The credit card companies blocked multiple financial institutions in Russia from using their networks last week following the imposition of sanctions.
But Saturday’s move to block all transactions will worsen the nation’s financial isolation.
The sanctions announced last week had already caused Russians in Moscow and other cities to rush to withdraw cash from the nation’s banks on concerns that payment card services offered by Visa and Mastercard would stop working. Long queues have formed at ATMs waiting for fresh deliveries of cash and some western experts have warned about the liquidity of Russia’s banking system.
Earlier on Saturday, Zelensky called for the suspension of all commercial transactions, including by Visa and Mastercard, during a video call with US lawmakers.
During the hour-long zoom call with Senators, Zelensky thanked the US for its support but called for more military aid and sanctions to isolate Russia.
In a twitter post following the call, Senator Lindsey Graham said: “Anything that could hurt the Russian economy will help the Ukrainian people and may make this was more difficult for Putin.”

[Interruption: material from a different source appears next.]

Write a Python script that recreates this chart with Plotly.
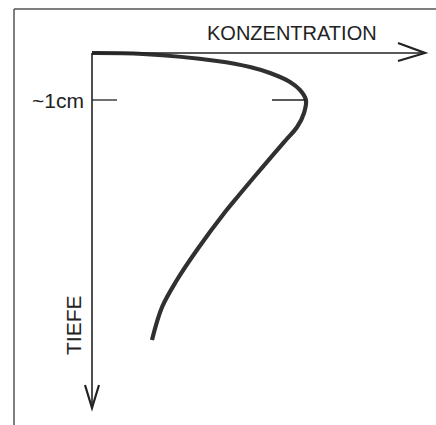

Mastercard, which has operated in Russia for more than 25 years, said that following its suspension of operations, cards issued by Russian banks will no longer be supported by its network, and any card issued outside of the country will not work at Russian merchants or ATMs.
“We do not take this decision lightly,” the company said in a statement, adding that it reflected “the unprecedented nature of the current conflict and the uncertain economic environment”.
The company said it will restore operations “when it is appropriate, and if it is permissible under the law”.
Amid concerns the companies could face retaliatory action from Russian hackers following their action, Mastercard said it would remain vigilant to ensure the safety and security of the global payments ecosystem and its network.
“Our cyber and intelligence teams will continue to work with governments and partners around the world to ensure that stability, integrity and resiliency of our systems continue to guide our operations and response to potential cyber attacks,” said the company.
Earlier on Saturday, PayPal announced it would shut down all its services in Russia.
“Under the current circumstances, we are suspending PayPal services in Russia,” said chief executive Dan Schulman. “PayPal supports the Ukrainian people and stands with the international community in condemning Russia’s violent military aggression in Ukraine.”